As required by the Dodd-Frank Act, the final rule defines a "qualified residential mortgage" (QRM) and exempts securitizations of QRMs from the risk retention requirement. The final rule aligns the QRM definition with that of a qualified mortgage as defined by the Consumer Financial Protection Bureau (CFPB). The final rule also requires the agencies to review the definition of QRM no later than four years after the effective date of the rule with respect to the securitization of residential mortgages and every five years thereafter, and allows each agency to request a review of the definition at any time. The final rule also does not require any retention for securitizations of commercial loans, commercial mortgages, or automobile loans if they meet specific standards for high quality underwriting.

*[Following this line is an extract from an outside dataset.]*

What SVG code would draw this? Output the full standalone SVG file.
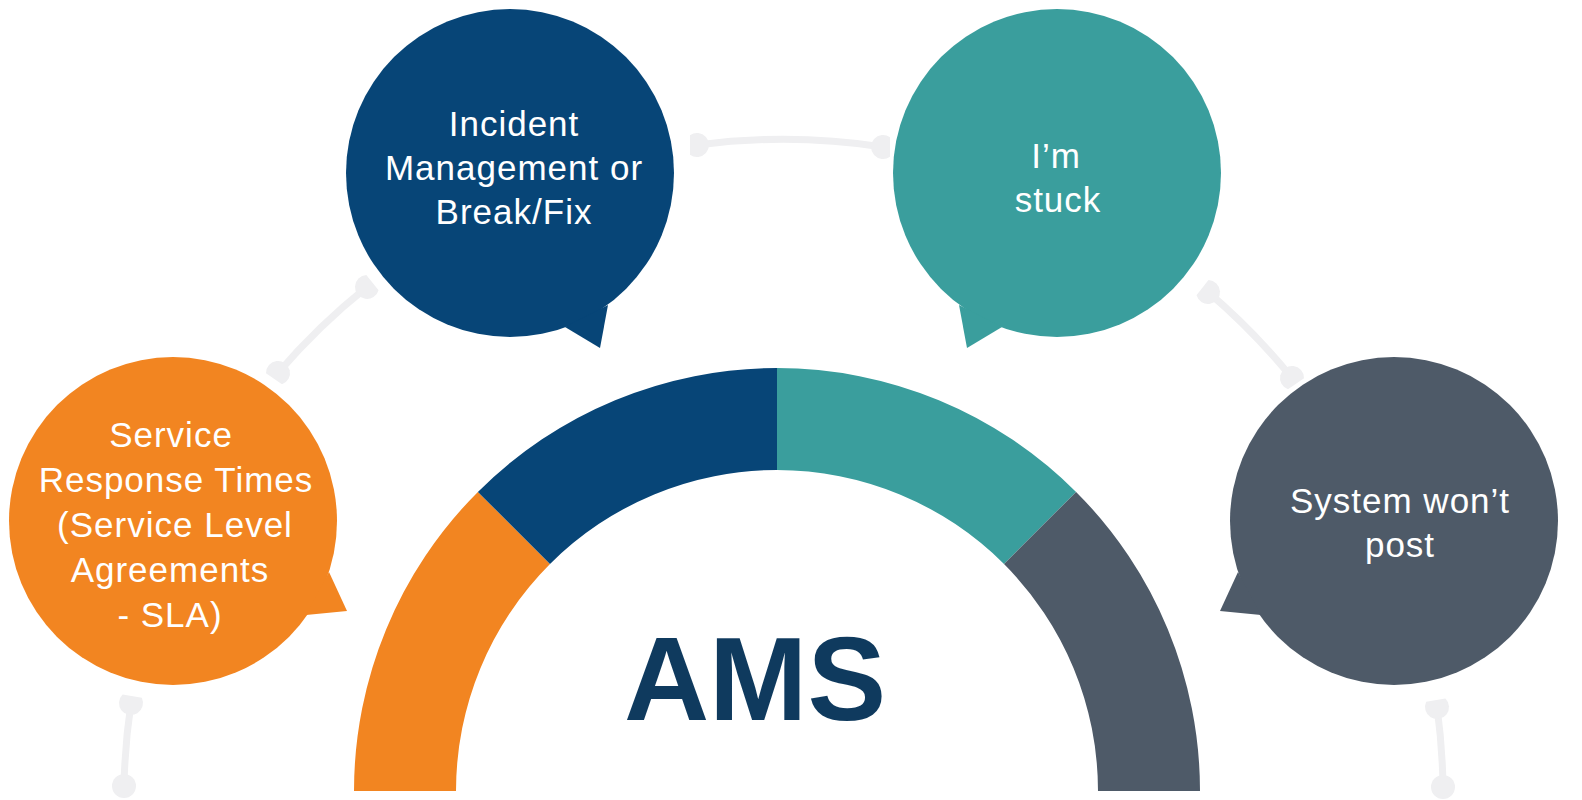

“We are pleased with the final risk retention rule as voted on by the FDIC today," said Mortgage Bankers Association (MBA) President & CEO David H. Stevens. "It’s positive for the housing market that the final QRM definition will generally mirror the qualified mortgage rule that lenders are operating under today. Doing such will likely not exacerbate the tight credit environment currently facing many borrowers. We are particularly pleased that regulators abandoned the concept of a restrictive down payment requirement that would have hurt many potential low-to- moderate and first-time homebuyers.  But it is important to realize that this rule will not have a significant impact in making mortgage credit more available, as there remain structural and market barriers that need to be addressed for the private label securities market to fully return."

The final rule largely retains the risk retention framework contained in the proposal issued by the agencies in August 2013 and generally requires sponsors of asset-backed securities (ABS) to retain not less than five percent of the credit risk of the assets collateralizing the ABS issuance. The rule also sets forth prohibitions on transferring or hedging the credit risk that the sponsor is required to retain.

"I support the overall proposal because it is important that other loan categories that will be better served if these risk retention rules are implemented," said FDIC Vice Chairman Thomas M. Hoenig. "Lending, investing and securitizing assets are essential elements of a successful economy. However, for such activities to benefit the greatest part of the economy consistently over time, then they must be tempered with sound underwriting standards that promote sustainable growth over the business cycle."

The final rule will be effective one year after publication in the Federal Register for residential mortgage-backed securitizations (RMBS) and two years after publication for all other securitization types.

“The QRM rule is a win-win for consumers, Realtors and the housing finance industry," said National Association of Realtors (NAR) President Steve Brown. "NAR thanks U.S. Sens. Johnny Isakson (R-GA), Kay Hagan (D-NC) and Mary Landrieu (D-LA) for their work to craft an effective QRM rule that supports middle-class families and the housing recovery. We look forward to working with regulators and industry stakeholders on the implementation of the new risk-retention standards.”

Kevin Kelly, chairman of the National Association of Home Builders (NAHB) and a home builder and developer from Wilmington, Del., said, "The new QRM rule will encourage sound lending behaviors that support a housing recovery, attract private capital in the mortgage market, help ease tight credit conditions for borrowers and reduce future defaults without punishing responsible borrowers and lenders."